Quote each line of the material verbatim, without the pictures.

**Stored data**
========================================================================
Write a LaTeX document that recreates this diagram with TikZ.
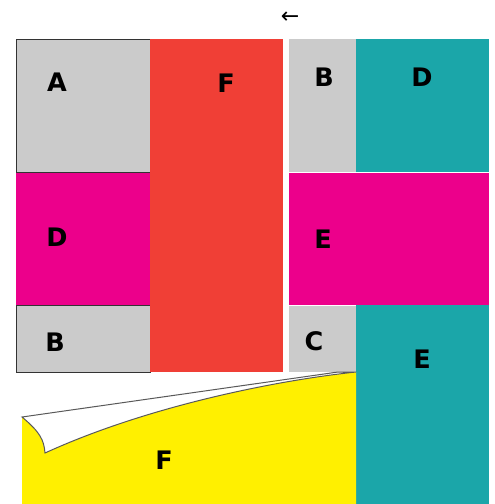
\documentclass[tikz,border=0pt]{standalone}
\usepackage{fontspec}
\setmainfont{DejaVu Sans}
\begin{document}
\begin{tikzpicture}[x=1pt,y=-1pt,
  lbl/.style={font=\fontsize{25.5}{25.5}\selectfont\bfseries, text=black, inner sep=0pt},
  edge/.style={draw=black!80, line width=1pt}]
\definecolor{cgray}{HTML}{CBCBCB}
\definecolor{cred}{HTML}{F03F36}
\definecolor{cmag}{HTML}{EC008B}
\definecolor{cteal}{HTML}{1BA6A9}
\definecolor{cyel}{HTML}{FFF000}
\useasboundingbox (0,0) rectangle (495,504);
% left column
\fill[cmag] (16,172) rectangle (150,305);
\filldraw[fill=cgray, edge] (16,39) rectangle (150,172);
\filldraw[fill=cgray, edge] (16,305) rectangle (150,372);
\fill[cred] (150,39) rectangle (283,372);
% right part
\fill[cgray] (289,39) rectangle (356,172);
\fill[cteal] (356,39) rectangle (489,172);
\fill[cmag] (289,173) rectangle (489,305);
\fill[cgray] (289,306) rectangle (356,372);
\fill[cteal] (356,305) rectangle (489,504);
% curled page
\fill[cyel] (22,504) -- (22,417) .. controls (40,432) and (44,440) .. (45,453)
  .. controls (150,405) and (280,380) .. (356,372) -- (356,504) -- cycle;
\filldraw[fill=white, draw=black!65, line width=1pt] (22,417) -- (338,372) -- (356,372)
  .. controls (280,380) and (150,405) .. (45,453)
  .. controls (44,440) and (40,432) .. (22,417) -- cycle;
% labels
\node[lbl] (lA) at (57,82) {A};
\node[lbl] (lF) at (226,83) {F};
\node[lbl] (lB1) at (324,77) {B};
\node[lbl] (lD1) at (422,77) {D};
\node[lbl] (lD2) at (57,237) {D};
\node[lbl] (lE1) at (323,239) {E};
\node[lbl] (lB2) at (55,342) {B};
\node[lbl] (lC) at (314,341) {C};
\node[lbl] (lE2) at (422,359) {E};
\node[lbl] (lF2) at (164,460) {F};
\node[inner sep=0pt, font=\fontsize{22}{22}\selectfont] (arr) at (290,18) {←};
\end{tikzpicture}
\end{document}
========================================================================
**Final answer**
Write a LaTeX document that recreates this diagram with TikZ.
\documentclass[tikz,border=0pt]{standalone}
\usepackage{fontspec}
\setmainfont{DejaVu Sans}
\begin{document}
\begin{tikzpicture}[x=1pt,y=-1pt,
  lbl/.style={font=\fontsize{25.5}{25.5}\selectfont\bfseries, text=black, inner sep=0pt},
  edge/.style={draw=black!80, line width=1pt}]
\definecolor{cgray}{HTML}{CBCBCB}
\definecolor{cred}{HTML}{F03F36}
\definecolor{cmag}{HTML}{EC008B}
\definecolor{cteal}{HTML}{1BA6A9}
\definecolor{cyel}{HTML}{FFF000}
\useasboundingbox (0,0) rectangle (495,504);
% left column
\fill[cmag] (16,172) rectangle (150,305);
\filldraw[fill=cgray, edge] (16,39) rectangle (150,172);
\filldraw[fill=cgray, edge] (16,305) rectangle (150,372);
\fill[cred] (150,39) rectangle (283,372);
% right part
\fill[cgray] (289,39) rectangle (356,172);
\fill[cteal] (356,39) rectangle (489,172);
\fill[cmag] (289,173) rectangle (489,305);
\fill[cgray] (289,306) rectangle (356,372);
\fill[cteal] (356,305) rectangle (489,504);
% curled page
\fill[cyel] (22,504) -- (22,417) .. controls (40,432) and (44,440) .. (45,453)
  .. controls (150,405) and (280,380) .. (356,372) -- (356,504) -- cycle;
\filldraw[fill=white, draw=black!65, line width=1pt] (22,417) -- (338,372) -- (356,372)
  .. controls (280,380) and (150,405) .. (45,453)
  .. controls (44,440) and (40,432) .. (22,417) -- cycle;
% labels
\node[lbl] (lA) at (57,82) {A};
\node[lbl] (lF) at (226,83) {F};
\node[lbl] (lB1) at (324,77) {B};
\node[lbl] (lD1) at (422,77) {D};
\node[lbl] (lD2) at (57,237) {D};
\node[lbl] (lE1) at (323,239) {E};
\node[lbl] (lB2) at (55,342) {B};
\node[lbl] (lC) at (314,341) {C};
\node[lbl] (lE2) at (422,359) {E};
\node[lbl] (lF2) at (164,460) {F};
\node[inner sep=0pt, font=\fontsize{22}{22}\selectfont] (arr) at (290,18) {←};
\end{tikzpicture}
\end{document}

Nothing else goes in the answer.